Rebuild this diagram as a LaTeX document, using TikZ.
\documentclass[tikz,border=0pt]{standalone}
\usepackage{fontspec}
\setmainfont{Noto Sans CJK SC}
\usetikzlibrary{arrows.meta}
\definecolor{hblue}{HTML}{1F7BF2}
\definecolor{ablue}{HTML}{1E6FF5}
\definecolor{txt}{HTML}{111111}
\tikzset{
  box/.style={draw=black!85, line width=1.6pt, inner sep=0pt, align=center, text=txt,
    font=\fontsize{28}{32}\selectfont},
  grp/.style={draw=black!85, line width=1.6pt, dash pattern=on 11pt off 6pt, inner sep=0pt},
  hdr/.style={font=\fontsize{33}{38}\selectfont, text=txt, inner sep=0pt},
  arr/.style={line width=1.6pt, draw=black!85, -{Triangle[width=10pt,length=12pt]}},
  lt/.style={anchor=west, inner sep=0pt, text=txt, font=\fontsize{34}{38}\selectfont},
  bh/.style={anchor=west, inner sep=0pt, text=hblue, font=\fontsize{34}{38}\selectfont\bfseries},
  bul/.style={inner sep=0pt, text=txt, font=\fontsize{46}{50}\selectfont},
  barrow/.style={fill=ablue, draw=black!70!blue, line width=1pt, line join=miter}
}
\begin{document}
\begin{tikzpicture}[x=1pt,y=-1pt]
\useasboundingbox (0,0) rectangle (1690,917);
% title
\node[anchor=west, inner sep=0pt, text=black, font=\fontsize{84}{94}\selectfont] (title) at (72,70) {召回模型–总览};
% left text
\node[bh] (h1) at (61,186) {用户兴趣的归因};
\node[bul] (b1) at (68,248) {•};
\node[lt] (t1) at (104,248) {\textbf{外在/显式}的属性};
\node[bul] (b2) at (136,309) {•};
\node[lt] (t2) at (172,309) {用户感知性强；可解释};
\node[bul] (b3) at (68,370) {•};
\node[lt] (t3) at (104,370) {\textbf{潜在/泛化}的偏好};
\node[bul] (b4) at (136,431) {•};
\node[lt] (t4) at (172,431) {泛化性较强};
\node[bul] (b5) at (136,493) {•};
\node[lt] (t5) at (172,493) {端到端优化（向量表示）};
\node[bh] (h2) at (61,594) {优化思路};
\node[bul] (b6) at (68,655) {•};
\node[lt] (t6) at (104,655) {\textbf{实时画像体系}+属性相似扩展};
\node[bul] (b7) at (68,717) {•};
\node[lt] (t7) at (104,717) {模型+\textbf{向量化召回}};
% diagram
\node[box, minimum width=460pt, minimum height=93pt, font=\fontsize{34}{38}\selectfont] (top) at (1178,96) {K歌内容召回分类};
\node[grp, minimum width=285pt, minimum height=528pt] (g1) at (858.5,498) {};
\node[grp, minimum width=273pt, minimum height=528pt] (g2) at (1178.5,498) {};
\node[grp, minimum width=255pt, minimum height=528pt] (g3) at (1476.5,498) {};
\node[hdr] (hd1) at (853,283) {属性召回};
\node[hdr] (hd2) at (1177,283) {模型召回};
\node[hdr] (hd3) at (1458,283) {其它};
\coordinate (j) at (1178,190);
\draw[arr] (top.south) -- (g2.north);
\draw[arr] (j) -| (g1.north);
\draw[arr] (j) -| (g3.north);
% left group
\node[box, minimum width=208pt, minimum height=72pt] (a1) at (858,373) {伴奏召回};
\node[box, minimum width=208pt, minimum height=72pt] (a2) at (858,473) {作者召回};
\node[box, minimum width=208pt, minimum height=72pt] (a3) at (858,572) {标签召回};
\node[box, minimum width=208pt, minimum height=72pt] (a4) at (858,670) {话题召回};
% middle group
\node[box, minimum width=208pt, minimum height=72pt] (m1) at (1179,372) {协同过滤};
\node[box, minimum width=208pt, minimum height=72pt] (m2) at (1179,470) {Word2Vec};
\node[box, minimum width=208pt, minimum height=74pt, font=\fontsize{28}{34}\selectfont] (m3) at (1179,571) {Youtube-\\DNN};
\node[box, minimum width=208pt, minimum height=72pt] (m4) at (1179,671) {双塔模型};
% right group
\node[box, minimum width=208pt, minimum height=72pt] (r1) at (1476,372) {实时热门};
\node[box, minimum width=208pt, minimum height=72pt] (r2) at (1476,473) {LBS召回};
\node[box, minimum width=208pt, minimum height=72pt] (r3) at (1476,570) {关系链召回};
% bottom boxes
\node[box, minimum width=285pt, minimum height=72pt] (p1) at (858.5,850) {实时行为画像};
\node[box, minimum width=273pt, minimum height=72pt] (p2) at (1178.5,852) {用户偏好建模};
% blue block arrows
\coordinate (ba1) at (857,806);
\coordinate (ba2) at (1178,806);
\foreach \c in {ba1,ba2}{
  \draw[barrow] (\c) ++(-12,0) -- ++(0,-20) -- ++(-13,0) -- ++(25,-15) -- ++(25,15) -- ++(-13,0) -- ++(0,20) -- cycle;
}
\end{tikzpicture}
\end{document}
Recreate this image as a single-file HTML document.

+++

GOAL:
Please copy out each record, character for character.

SOLUTION TO THIS TASK:
Rebuild this diagram as a LaTeX document, using TikZ.
\documentclass[tikz,border=0pt]{standalone}
\usepackage{fontspec}
\setmainfont{Noto Sans CJK SC}
\usetikzlibrary{arrows.meta}
\definecolor{hblue}{HTML}{1F7BF2}
\definecolor{ablue}{HTML}{1E6FF5}
\definecolor{txt}{HTML}{111111}
\tikzset{
  box/.style={draw=black!85, line width=1.6pt, inner sep=0pt, align=center, text=txt,
    font=\fontsize{28}{32}\selectfont},
  grp/.style={draw=black!85, line width=1.6pt, dash pattern=on 11pt off 6pt, inner sep=0pt},
  hdr/.style={font=\fontsize{33}{38}\selectfont, text=txt, inner sep=0pt},
  arr/.style={line width=1.6pt, draw=black!85, -{Triangle[width=10pt,length=12pt]}},
  lt/.style={anchor=west, inner sep=0pt, text=txt, font=\fontsize{34}{38}\selectfont},
  bh/.style={anchor=west, inner sep=0pt, text=hblue, font=\fontsize{34}{38}\selectfont\bfseries},
  bul/.style={inner sep=0pt, text=txt, font=\fontsize{46}{50}\selectfont},
  barrow/.style={fill=ablue, draw=black!70!blue, line width=1pt, line join=miter}
}
\begin{document}
\begin{tikzpicture}[x=1pt,y=-1pt]
\useasboundingbox (0,0) rectangle (1690,917);
% title
\node[anchor=west, inner sep=0pt, text=black, font=\fontsize{84}{94}\selectfont] (title) at (72,70) {召回模型–总览};
% left text
\node[bh] (h1) at (61,186) {用户兴趣的归因};
\node[bul] (b1) at (68,248) {•};
\node[lt] (t1) at (104,248) {\textbf{外在/显式}的属性};
\node[bul] (b2) at (136,309) {•};
\node[lt] (t2) at (172,309) {用户感知性强；可解释};
\node[bul] (b3) at (68,370) {•};
\node[lt] (t3) at (104,370) {\textbf{潜在/泛化}的偏好};
\node[bul] (b4) at (136,431) {•};
\node[lt] (t4) at (172,431) {泛化性较强};
\node[bul] (b5) at (136,493) {•};
\node[lt] (t5) at (172,493) {端到端优化（向量表示）};
\node[bh] (h2) at (61,594) {优化思路};
\node[bul] (b6) at (68,655) {•};
\node[lt] (t6) at (104,655) {\textbf{实时画像体系}+属性相似扩展};
\node[bul] (b7) at (68,717) {•};
\node[lt] (t7) at (104,717) {模型+\textbf{向量化召回}};
% diagram
\node[box, minimum width=460pt, minimum height=93pt, font=\fontsize{34}{38}\selectfont] (top) at (1178,96) {K歌内容召回分类};
\node[grp, minimum width=285pt, minimum height=528pt] (g1) at (858.5,498) {};
\node[grp, minimum width=273pt, minimum height=528pt] (g2) at (1178.5,498) {};
\node[grp, minimum width=255pt, minimum height=528pt] (g3) at (1476.5,498) {};
\node[hdr] (hd1) at (853,283) {属性召回};
\node[hdr] (hd2) at (1177,283) {模型召回};
\node[hdr] (hd3) at (1458,283) {其它};
\coordinate (j) at (1178,190);
\draw[arr] (top.south) -- (g2.north);
\draw[arr] (j) -| (g1.north);
\draw[arr] (j) -| (g3.north);
% left group
\node[box, minimum width=208pt, minimum height=72pt] (a1) at (858,373) {伴奏召回};
\node[box, minimum width=208pt, minimum height=72pt] (a2) at (858,473) {作者召回};
\node[box, minimum width=208pt, minimum height=72pt] (a3) at (858,572) {标签召回};
\node[box, minimum width=208pt, minimum height=72pt] (a4) at (858,670) {话题召回};
% middle group
\node[box, minimum width=208pt, minimum height=72pt] (m1) at (1179,372) {协同过滤};
\node[box, minimum width=208pt, minimum height=72pt] (m2) at (1179,470) {Word2Vec};
\node[box, minimum width=208pt, minimum height=74pt, font=\fontsize{28}{34}\selectfont] (m3) at (1179,571) {Youtube-\\DNN};
\node[box, minimum width=208pt, minimum height=72pt] (m4) at (1179,671) {双塔模型};
% right group
\node[box, minimum width=208pt, minimum height=72pt] (r1) at (1476,372) {实时热门};
\node[box, minimum width=208pt, minimum height=72pt] (r2) at (1476,473) {LBS召回};
\node[box, minimum width=208pt, minimum height=72pt] (r3) at (1476,570) {关系链召回};
% bottom boxes
\node[box, minimum width=285pt, minimum height=72pt] (p1) at (858.5,850) {实时行为画像};
\node[box, minimum width=273pt, minimum height=72pt] (p2) at (1178.5,852) {用户偏好建模};
% blue block arrows
\coordinate (ba1) at (857,806);
\coordinate (ba2) at (1178,806);
\foreach \c in {ba1,ba2}{
  \draw[barrow] (\c) ++(-12,0) -- ++(0,-20) -- ++(-13,0) -- ++(25,-15) -- ++(25,15) -- ++(-13,0) -- ++(0,20) -- cycle;
}
\end{tikzpicture}
\end{document}
Recreate this image as a single-file HTML document.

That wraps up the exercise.